Details on this XvBA Reference System can be found from the SourceForge project's read-me file.

While some may find this to be of use and it's nice that AMD is continuing to embrace Linux, XvBA is still too little and too late. It doesn't offer anything over VDPAU and VA-API, which are already the predominant accelerated Linux video APIs.

There is already a VA-API to XvBA library for interfacing VA-API applications with this AMD video interface as well. In fact, it wasn't until recently that the X-Video Bitstream Acceleration API was made public as originally this VA-API front-end was all that could be used.

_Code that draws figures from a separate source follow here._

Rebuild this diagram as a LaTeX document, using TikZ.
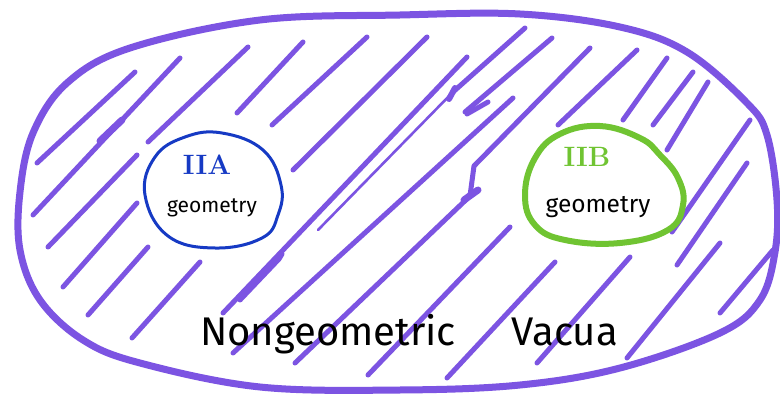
\documentclass[tikz,border=0pt]{standalone}
\usepackage{fontspec}
\newfontfamily\hand{Fira Sans}
\definecolor{marker}{RGB}{124,84,226}
\definecolor{inkblue}{RGB}{22,58,196}
\definecolor{inkgreen}{RGB}{112,196,50}
\begin{document}
\begin{tikzpicture}[x=1pt,y=-1pt,
  hatch/.style={draw=marker,line width=5,line cap=round,line join=round},
  thinhatch/.style={hatch,line width=2.6},
  rim/.style={draw=marker,line width=7,line join=round},
  label/.style={inner sep=0pt,anchor=base,text=black},
  roman/.style={inner sep=0pt,anchor=base,font=\fontsize{28}{30}\selectfont\bfseries}]
\useasboundingbox[fill=white] (0,0) rectangle (780,401);

% outer region
\draw[rim] plot[smooth cycle,tension=0.6] coordinates {
  (20,192) (33,133) (67,83) (130,48) (260,20) (400,15) (520,14) (620,27)
  (687,52) (747,103) (767,135) (777,200) (775,252) (760,300) (720,333)
  (620,368) (520,385) (400,390) (260,387) (140,363) (83,340) (40,300) (20,250)};

% hatching, left part
\draw[hatch] (37,163) -- (135,72);
\draw[hatch] (33,215) -- (180,58);
\draw[hatch,line width=7] (100,141) -- (122,120);
\draw[hatch] (148,142) -- (248,47);
\draw[hatch] (48,247) -- (137,155);
\draw[hatch] (63,287) -- (137,203);
\draw[hatch] (88,315) -- (148,247);
\draw[hatch] (132,338) -- (200,262);

% hatching, middle part
\draw[hatch] (237,113) -- (303,42);
\draw[hatch] (272,125) -- (367,37);
\draw[hatch] (293,170) -- (427,37);
\draw[hatch] (223,313) -- (467,57);
\draw[hatch] (240,300) -- (279,259) -- (282,254);
\draw[thinhatch] (318,230) -- (453,92);
\draw[hatch] (453,92) -- (525,28);
\draw[hatch,line width=6] (449,99) -- (455,88);
\draw[hatch] (233,353) -- (513,98);
\draw[hatch] (465,112) -- (552,38);
\draw[hatch] (467,114) -- (488,102);
\draw[hatch] (295,363) -- (470,196) -- (474,166) -- (590,48);
\draw[hatch,line width=7] (464,200) -- (478,190);
\draw[hatch] (368,375) -- (510,227);
\draw[hatch] (447,378) -- (555,262);

% hatching, right part
\draw[hatch] (558,125) -- (637,50);
\draw[hatch] (623,120) -- (667,58);
\draw[hatch] (653,125) -- (693,72);
\draw[hatch] (667,150) -- (708,82);
\draw[hatch] (672,232) -- (750,120);
\draw[hatch] (677,265) -- (747,163);
\draw[hatch] (537,363) -- (630,257);
\draw[hatch] (627,358) -- (720,243);
\draw[hatch] (720,313) -- (773,250);

% the two geometric regions
\fill[white] plot[smooth cycle,tension=0.7] coordinates {
  (145,195) (155,157) (185,137) (222,133) (263,150) (281,185)
  (278,215) (262,238) (215,248) (168,236)};
\draw[inkblue,line width=3] plot[smooth cycle,tension=0.7] coordinates {
  (145,195) (155,157) (185,137) (222,133) (263,150) (281,185)
  (278,215) (262,238) (215,248) (168,236)};
\fill[white] plot[smooth cycle,tension=0.7] coordinates {
  (525,195) (535,158) (560,134) (600,126) (640,138) (660,155) (678,178)
  (683,205) (668,230) (620,243) (565,240) (535,225)};
\draw[inkgreen,line width=6] plot[smooth cycle,tension=0.7] coordinates {
  (525,195) (535,158) (560,134) (600,126) (640,138) (660,155) (678,178)
  (683,205) (668,230) (620,243) (565,240) (535,225)};

% labels
\node[roman,text=inkblue] (iia) at (207,175) {IIA};
\node[label,font=\hand\fontsize{21}{24}\selectfont] (geoa) at (212,213) {geometry};
\node[label,font=\hand\fontsize{24.5}{26}\selectfont] (geob) at (598,213) {geometry};
\node[roman,text=inkgreen] (iib) at (587,167) {IIB};
\node[label,font=\hand\fontsize{40}{44}\selectfont] (vac) at (409,345)
  {Nongeometric\hspace{56pt}Vacua};
\end{tikzpicture}
\end{document}
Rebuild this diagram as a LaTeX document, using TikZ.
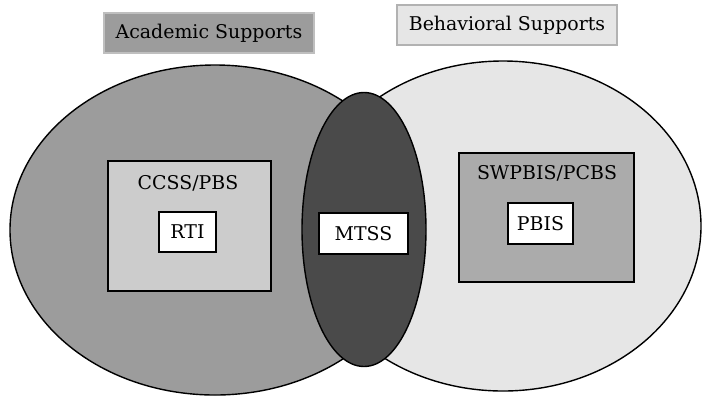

Phoronix was the first to break the news about XvBA back in 2008 and while it may be able to offload more of the HD video playback work from the CPU to GPU compared to X-Video and XvMC, the initial Catalyst driver implementation was quite buggy. The XvBA support in a modern Catalyst driver is much better now for taking advantage of the UVD2 (Unified Video Decoder 2) engine under Linux, but it's still not as polished and wonderful as NVIDIA's Video Decode and Presentation API for Unix.

Most open-source multimedia application projects now carry support for using VDPAU and VA-API on supported systems. There's also open-source Gallium3D drivers beginning to support a VDPAU state tracker, there is (at least in theory) VDPAU support in the S3 graphics driver blob, and just much more interest throughout the Linux ecosystem for these other video interfaces.

Even Intel's open-source VA-API implementation for the G45, Clarkdale / Arrandale, and Sandy Bridge graphics hardware is better off in many regards than AMD's XvBA under Linux. These days, VA-API works quite well and Intel even recently introduced support not only for video decoding, but also video encoding, using the VA-API library with the new Sandy Bridge hardware. Intel's next-generation Ivy Bridge support should be the same way.